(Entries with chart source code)

'''

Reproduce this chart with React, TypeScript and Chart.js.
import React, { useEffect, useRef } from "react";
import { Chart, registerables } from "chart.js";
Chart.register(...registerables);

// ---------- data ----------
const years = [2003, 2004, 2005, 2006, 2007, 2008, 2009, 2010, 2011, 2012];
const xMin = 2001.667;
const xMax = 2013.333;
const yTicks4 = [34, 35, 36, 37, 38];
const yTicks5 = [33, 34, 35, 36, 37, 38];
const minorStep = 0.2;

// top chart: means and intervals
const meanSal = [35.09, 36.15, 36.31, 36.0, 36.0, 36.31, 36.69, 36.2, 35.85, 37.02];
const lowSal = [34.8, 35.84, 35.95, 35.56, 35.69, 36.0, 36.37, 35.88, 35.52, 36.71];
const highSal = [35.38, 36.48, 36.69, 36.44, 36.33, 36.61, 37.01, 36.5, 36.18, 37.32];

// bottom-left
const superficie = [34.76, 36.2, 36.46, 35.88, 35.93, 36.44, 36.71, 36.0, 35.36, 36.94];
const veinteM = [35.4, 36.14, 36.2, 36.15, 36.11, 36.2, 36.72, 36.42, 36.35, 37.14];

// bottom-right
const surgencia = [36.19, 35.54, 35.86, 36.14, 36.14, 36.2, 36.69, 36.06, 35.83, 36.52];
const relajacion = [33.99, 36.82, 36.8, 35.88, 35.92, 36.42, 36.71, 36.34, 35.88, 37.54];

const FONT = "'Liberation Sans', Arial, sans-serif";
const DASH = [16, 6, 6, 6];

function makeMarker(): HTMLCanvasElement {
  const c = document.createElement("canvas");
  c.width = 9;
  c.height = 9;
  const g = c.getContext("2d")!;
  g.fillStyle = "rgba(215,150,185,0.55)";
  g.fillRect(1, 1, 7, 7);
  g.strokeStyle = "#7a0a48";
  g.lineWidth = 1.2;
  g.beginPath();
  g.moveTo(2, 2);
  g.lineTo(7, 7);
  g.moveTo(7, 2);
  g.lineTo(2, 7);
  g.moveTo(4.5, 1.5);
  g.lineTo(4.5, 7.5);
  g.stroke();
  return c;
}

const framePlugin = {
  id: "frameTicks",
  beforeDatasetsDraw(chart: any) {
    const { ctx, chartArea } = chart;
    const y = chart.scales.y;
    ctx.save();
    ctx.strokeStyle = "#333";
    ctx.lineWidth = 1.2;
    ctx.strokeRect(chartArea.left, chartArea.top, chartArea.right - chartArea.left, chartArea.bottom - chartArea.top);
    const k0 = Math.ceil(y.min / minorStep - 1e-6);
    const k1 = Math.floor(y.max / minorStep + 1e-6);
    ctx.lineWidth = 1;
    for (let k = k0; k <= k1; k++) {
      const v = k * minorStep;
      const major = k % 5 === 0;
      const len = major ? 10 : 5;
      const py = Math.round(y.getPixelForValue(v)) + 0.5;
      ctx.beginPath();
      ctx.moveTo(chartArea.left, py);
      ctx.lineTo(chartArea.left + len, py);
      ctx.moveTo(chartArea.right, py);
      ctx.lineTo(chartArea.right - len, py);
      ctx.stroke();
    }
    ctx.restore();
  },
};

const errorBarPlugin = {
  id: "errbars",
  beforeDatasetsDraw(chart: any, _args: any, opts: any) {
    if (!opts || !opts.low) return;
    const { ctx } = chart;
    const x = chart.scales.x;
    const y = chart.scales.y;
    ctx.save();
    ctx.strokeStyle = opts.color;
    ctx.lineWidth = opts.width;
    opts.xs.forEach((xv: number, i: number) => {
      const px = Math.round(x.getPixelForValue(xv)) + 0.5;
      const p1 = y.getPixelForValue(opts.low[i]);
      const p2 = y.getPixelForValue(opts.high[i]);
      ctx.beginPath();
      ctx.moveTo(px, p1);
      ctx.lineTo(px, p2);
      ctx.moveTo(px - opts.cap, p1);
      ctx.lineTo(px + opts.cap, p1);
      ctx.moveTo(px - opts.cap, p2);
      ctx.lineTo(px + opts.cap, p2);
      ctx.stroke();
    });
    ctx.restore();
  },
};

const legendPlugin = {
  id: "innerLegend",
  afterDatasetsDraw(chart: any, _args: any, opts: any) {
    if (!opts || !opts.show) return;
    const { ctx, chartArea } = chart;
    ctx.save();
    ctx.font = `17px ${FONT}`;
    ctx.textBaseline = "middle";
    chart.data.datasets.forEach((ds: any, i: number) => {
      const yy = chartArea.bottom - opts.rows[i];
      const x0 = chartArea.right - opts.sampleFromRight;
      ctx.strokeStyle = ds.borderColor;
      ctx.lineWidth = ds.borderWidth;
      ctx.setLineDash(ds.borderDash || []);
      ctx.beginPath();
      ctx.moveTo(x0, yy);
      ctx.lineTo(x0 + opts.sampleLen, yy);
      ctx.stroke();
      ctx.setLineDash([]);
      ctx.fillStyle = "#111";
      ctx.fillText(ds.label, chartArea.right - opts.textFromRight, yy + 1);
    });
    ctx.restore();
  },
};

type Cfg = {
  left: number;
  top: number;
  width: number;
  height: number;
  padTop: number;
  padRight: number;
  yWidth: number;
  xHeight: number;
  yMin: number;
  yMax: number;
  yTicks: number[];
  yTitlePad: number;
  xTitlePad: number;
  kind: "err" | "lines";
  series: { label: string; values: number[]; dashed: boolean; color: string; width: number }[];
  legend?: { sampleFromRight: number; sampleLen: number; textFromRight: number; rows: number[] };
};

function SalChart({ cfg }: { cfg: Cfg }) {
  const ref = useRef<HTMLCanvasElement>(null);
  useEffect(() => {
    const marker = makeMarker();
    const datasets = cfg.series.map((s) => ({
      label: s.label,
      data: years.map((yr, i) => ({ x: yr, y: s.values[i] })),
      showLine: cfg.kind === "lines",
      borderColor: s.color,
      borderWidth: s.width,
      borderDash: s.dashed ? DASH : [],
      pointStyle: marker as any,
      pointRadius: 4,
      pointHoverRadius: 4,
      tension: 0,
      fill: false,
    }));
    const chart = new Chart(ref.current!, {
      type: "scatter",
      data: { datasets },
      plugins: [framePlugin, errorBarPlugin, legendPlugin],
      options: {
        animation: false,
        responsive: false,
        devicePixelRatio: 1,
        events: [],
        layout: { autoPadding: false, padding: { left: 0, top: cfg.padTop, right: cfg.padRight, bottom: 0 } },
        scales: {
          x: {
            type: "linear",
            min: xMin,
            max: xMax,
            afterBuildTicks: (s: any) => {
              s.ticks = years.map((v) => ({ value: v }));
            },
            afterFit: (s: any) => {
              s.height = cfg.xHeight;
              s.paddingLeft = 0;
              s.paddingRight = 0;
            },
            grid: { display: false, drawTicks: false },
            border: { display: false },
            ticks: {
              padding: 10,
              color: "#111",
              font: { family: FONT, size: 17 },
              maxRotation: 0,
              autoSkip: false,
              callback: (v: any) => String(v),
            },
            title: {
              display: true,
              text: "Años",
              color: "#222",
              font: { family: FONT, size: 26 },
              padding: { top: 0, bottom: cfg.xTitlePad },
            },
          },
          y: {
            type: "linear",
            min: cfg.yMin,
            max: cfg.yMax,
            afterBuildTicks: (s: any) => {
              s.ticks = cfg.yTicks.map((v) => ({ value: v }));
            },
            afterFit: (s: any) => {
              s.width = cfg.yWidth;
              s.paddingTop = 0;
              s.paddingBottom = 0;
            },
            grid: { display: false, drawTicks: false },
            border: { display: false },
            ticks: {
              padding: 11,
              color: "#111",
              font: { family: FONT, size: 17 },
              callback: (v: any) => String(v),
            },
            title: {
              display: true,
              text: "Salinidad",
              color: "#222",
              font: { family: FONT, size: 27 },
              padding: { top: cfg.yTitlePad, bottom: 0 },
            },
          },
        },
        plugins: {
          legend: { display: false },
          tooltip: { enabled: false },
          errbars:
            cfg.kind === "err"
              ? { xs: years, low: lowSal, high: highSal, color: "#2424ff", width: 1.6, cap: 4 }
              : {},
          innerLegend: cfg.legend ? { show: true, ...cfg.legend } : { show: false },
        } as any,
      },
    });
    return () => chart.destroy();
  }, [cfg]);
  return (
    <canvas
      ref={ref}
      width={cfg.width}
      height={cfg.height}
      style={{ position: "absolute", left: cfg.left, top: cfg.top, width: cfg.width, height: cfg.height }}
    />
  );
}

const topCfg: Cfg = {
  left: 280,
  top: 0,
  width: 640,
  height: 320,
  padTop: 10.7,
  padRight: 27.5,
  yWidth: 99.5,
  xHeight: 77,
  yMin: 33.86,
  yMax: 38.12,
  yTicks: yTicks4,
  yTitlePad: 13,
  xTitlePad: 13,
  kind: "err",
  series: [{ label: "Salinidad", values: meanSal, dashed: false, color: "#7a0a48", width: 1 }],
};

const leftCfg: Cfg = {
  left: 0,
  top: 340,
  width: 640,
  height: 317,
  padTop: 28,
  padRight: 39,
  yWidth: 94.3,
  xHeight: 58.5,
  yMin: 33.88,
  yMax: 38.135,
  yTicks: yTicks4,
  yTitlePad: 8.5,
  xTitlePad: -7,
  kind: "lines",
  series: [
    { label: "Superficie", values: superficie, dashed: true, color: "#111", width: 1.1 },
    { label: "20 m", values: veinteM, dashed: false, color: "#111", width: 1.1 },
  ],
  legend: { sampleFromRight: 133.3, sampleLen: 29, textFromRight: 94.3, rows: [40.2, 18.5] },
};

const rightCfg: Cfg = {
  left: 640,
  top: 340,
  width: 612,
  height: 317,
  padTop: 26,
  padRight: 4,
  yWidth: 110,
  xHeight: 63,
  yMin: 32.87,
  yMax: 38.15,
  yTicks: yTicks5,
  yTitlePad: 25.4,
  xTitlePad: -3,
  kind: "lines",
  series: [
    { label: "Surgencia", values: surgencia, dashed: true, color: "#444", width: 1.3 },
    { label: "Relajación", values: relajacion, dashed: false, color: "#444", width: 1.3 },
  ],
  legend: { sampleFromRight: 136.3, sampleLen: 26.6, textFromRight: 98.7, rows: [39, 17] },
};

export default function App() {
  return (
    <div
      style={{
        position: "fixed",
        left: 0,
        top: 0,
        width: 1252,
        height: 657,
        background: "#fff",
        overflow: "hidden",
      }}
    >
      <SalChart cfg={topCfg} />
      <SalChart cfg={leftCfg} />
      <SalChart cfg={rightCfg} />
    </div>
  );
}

'''
'''

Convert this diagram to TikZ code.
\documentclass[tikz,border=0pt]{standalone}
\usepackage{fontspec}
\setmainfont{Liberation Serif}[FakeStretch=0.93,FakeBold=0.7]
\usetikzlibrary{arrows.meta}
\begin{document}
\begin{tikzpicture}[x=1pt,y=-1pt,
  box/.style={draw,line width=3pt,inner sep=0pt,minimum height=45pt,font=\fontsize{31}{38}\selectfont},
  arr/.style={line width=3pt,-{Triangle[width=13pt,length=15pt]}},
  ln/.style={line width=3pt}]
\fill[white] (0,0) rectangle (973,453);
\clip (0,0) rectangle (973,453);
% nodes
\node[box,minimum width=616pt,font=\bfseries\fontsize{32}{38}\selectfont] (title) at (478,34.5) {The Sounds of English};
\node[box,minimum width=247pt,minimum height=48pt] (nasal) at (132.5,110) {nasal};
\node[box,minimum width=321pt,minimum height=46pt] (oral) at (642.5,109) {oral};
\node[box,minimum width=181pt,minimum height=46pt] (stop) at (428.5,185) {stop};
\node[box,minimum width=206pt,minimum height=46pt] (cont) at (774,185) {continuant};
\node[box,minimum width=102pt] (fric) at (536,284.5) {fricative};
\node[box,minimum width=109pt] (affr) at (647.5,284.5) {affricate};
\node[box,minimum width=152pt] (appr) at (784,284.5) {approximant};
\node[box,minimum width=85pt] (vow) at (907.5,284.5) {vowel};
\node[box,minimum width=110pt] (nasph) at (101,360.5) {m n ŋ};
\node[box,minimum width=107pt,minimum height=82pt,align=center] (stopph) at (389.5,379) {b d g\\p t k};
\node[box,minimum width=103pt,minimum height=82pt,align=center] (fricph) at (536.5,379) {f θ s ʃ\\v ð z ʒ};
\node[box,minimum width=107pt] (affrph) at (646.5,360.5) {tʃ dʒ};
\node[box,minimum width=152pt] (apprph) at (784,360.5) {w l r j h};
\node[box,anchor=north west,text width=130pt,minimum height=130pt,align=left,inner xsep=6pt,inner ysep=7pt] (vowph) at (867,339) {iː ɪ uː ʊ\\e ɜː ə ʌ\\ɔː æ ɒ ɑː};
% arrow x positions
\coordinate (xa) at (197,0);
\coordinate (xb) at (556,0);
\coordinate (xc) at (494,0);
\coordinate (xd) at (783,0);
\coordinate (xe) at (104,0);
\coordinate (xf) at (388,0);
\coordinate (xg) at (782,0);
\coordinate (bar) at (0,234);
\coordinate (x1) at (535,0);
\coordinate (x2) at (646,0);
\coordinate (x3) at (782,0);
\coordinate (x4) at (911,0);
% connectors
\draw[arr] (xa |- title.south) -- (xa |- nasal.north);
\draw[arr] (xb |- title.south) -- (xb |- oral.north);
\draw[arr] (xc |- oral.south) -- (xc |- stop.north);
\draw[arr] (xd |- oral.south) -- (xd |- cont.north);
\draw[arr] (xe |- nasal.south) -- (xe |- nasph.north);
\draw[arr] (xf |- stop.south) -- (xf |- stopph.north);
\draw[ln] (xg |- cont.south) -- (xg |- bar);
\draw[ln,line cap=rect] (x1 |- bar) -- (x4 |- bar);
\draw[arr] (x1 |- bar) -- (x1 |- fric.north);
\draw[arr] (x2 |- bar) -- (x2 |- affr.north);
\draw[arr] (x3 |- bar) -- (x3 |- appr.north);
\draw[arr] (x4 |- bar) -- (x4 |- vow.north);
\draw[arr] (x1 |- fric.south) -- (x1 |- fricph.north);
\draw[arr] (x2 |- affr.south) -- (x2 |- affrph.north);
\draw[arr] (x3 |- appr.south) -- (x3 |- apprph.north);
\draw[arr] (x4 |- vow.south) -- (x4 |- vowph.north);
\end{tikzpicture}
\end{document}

'''
'''

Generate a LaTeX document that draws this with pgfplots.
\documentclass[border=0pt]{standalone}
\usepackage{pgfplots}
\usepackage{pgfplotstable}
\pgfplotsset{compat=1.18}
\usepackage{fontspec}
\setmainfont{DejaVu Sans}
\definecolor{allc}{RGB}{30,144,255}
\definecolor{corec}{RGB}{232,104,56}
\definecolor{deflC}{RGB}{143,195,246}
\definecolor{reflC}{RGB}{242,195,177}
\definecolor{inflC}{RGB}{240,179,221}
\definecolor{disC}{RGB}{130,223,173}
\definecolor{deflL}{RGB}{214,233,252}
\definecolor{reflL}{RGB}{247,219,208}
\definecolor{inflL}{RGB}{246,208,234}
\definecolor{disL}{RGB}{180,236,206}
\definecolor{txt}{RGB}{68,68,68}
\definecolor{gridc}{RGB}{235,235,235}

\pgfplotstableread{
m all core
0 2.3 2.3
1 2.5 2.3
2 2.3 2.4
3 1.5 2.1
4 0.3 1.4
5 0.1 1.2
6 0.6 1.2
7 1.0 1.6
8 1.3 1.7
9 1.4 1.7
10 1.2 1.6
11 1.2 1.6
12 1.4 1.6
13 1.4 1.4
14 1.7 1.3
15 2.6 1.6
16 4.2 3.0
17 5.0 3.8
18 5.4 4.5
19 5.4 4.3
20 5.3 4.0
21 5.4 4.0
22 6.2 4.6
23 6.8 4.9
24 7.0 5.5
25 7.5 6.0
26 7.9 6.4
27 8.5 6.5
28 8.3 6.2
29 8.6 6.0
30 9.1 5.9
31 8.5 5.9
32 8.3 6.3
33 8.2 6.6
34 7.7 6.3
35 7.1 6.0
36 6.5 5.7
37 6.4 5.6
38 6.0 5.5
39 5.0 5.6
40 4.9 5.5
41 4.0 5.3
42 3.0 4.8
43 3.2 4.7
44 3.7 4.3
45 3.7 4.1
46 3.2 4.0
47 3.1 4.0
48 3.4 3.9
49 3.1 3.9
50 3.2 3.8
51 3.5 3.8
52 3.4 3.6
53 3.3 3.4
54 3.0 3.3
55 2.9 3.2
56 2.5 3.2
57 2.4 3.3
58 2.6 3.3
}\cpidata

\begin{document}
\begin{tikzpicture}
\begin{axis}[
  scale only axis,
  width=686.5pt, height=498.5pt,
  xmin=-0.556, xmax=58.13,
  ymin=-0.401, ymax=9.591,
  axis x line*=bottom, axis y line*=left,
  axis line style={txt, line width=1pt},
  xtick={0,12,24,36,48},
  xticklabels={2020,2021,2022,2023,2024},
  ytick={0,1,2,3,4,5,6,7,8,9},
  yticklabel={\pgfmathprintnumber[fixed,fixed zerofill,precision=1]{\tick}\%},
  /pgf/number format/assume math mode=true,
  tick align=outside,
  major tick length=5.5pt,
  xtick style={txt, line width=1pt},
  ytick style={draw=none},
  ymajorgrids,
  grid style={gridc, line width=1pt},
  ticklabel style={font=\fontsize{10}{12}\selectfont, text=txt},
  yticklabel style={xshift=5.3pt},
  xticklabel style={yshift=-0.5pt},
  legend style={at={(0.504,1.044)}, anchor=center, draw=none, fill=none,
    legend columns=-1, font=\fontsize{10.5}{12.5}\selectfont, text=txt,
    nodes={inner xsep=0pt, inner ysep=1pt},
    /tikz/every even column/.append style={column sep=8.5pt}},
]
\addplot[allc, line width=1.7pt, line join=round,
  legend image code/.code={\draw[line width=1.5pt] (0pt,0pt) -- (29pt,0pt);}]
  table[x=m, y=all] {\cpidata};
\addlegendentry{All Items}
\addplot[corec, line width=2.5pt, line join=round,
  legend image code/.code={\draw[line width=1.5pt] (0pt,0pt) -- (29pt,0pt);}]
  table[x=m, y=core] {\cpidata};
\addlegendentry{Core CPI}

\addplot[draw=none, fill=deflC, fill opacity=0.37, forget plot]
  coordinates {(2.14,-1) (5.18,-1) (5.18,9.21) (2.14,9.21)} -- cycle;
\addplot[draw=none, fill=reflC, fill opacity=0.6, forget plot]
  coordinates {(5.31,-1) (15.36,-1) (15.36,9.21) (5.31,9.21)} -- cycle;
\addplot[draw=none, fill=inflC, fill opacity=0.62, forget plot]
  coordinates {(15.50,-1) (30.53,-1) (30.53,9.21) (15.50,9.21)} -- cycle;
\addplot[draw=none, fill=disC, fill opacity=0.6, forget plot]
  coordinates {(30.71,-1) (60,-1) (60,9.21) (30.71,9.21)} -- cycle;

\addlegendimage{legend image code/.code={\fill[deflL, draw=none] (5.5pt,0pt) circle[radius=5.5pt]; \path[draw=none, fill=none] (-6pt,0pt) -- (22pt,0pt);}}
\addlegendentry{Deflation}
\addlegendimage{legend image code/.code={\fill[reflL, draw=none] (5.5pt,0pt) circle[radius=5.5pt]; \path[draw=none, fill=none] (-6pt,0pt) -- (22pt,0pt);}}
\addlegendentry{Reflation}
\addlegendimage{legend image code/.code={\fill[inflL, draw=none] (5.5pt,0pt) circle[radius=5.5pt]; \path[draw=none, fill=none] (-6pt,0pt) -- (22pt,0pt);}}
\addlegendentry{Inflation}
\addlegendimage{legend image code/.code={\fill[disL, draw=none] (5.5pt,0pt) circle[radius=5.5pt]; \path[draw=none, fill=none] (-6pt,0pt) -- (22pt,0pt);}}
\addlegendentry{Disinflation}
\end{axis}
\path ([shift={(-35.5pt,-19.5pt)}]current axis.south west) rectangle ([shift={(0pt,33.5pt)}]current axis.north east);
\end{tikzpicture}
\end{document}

'''

Your goal:
Repeat exactly the lines from the one containing "Reproduce this chart" through the one containing "const DASH = [16, 6, 6, 6];", both included, and nothing else.

Answer to this exercise:
Reproduce this chart with React, TypeScript and Chart.js.
import React, { useEffect, useRef } from "react";
import { Chart, registerables } from "chart.js";
Chart.register(...registerables);

// ---------- data ----------
const years = [2003, 2004, 2005, 2006, 2007, 2008, 2009, 2010, 2011, 2012];
const xMin = 2001.667;
const xMax = 2013.333;
const yTicks4 = [34, 35, 36, 37, 38];
const yTicks5 = [33, 34, 35, 36, 37, 38];
const minorStep = 0.2;

// top chart: means and intervals
const meanSal = [35.09, 36.15, 36.31, 36.0, 36.0, 36.31, 36.69, 36.2, 35.85, 37.02];
const lowSal = [34.8, 35.84, 35.95, 35.56, 35.69, 36.0, 36.37, 35.88, 35.52, 36.71];
const highSal = [35.38, 36.48, 36.69, 36.44, 36.33, 36.61, 37.01, 36.5, 36.18, 37.32];

// bottom-left
const superficie = [34.76, 36.2, 36.46, 35.88, 35.93, 36.44, 36.71, 36.0, 35.36, 36.94];
const veinteM = [35.4, 36.14, 36.2, 36.15, 36.11, 36.2, 36.72, 36.42, 36.35, 37.14];

// bottom-right
const surgencia = [36.19, 35.54, 35.86, 36.14, 36.14, 36.2, 36.69, 36.06, 35.83, 36.52];
const relajacion = [33.99, 36.82, 36.8, 35.88, 35.92, 36.42, 36.71, 36.34, 35.88, 37.54];

const FONT = "'Liberation Sans', Arial, sans-serif";
const DASH = [16, 6, 6, 6];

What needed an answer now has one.